In the past three All-Star games, 2009 included, Yao is averaging 4.3 points in 14.6 minutes of playing time per game. In ten All-Star games, Kobe Bryant is averaging 18 points in 26.8 minutes per game. Who cares? If I asked you off the top of your head to name any All-Star game MVPs, you might be able to name 3 if you guessed Kobe each time. But my point is that the All-Star game is about the empty box score - the list of players on each roster before the tip-off. Once the game begins, fans are treated to a meaningless game that will probably be forgotten within the following week. I am sure that you, as readers, are well aware of this, but sometimes we just need a reminder.
There was a brief moment in this contest that actually had me on my feet yelling at the television (even further proof that I have no life). Yao decided to switch off of Dwight Howard and leave the painted area, which is like the Emperor deciding to take a stroll outside the Forbidden City. He immediately found himself guarding King James at the top of the paint. Instead of meeting his maker and giving LeBron a driving lane, Yao did something that made my heart skip a beat.

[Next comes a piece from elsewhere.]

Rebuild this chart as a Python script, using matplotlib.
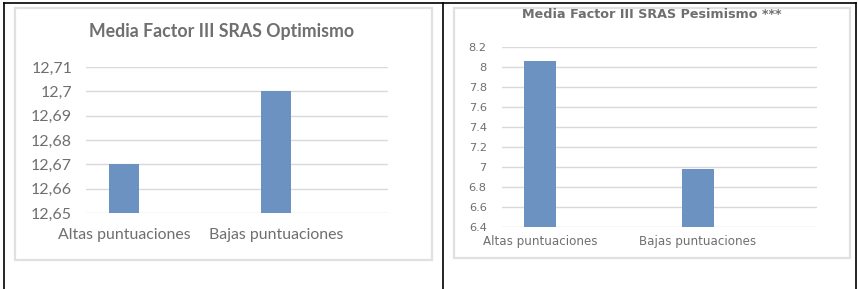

He broke down into a defensive stance. Doh!
James took a dribble back (aka reloaded the bazooka), and drove right at Yao, threatening to end the Ming Dynasty with every Crab Step he took. Even worse, Yao began to shuffle diagonally in an attempt to somehow cut James off from the basket. I started sweating like Bruce Pearl. "This is it," I thought. "Yao's done."
But a savior in the form of (insert name of forgotten player) recognized this potential disaster and played terrific help defense, forcing LeBron to pass the ball and switch back onto a different defender. Fortunately, Yao's first taste of risky business was also his last.
While Yao will always be a part of the All-Star game as long as he is healthy, it would be nice if he could simply not play. But that's not going to happen. At the very least, he could run away from the ball at all times to avoid getting hurt.
On second thought, he'd better just walk.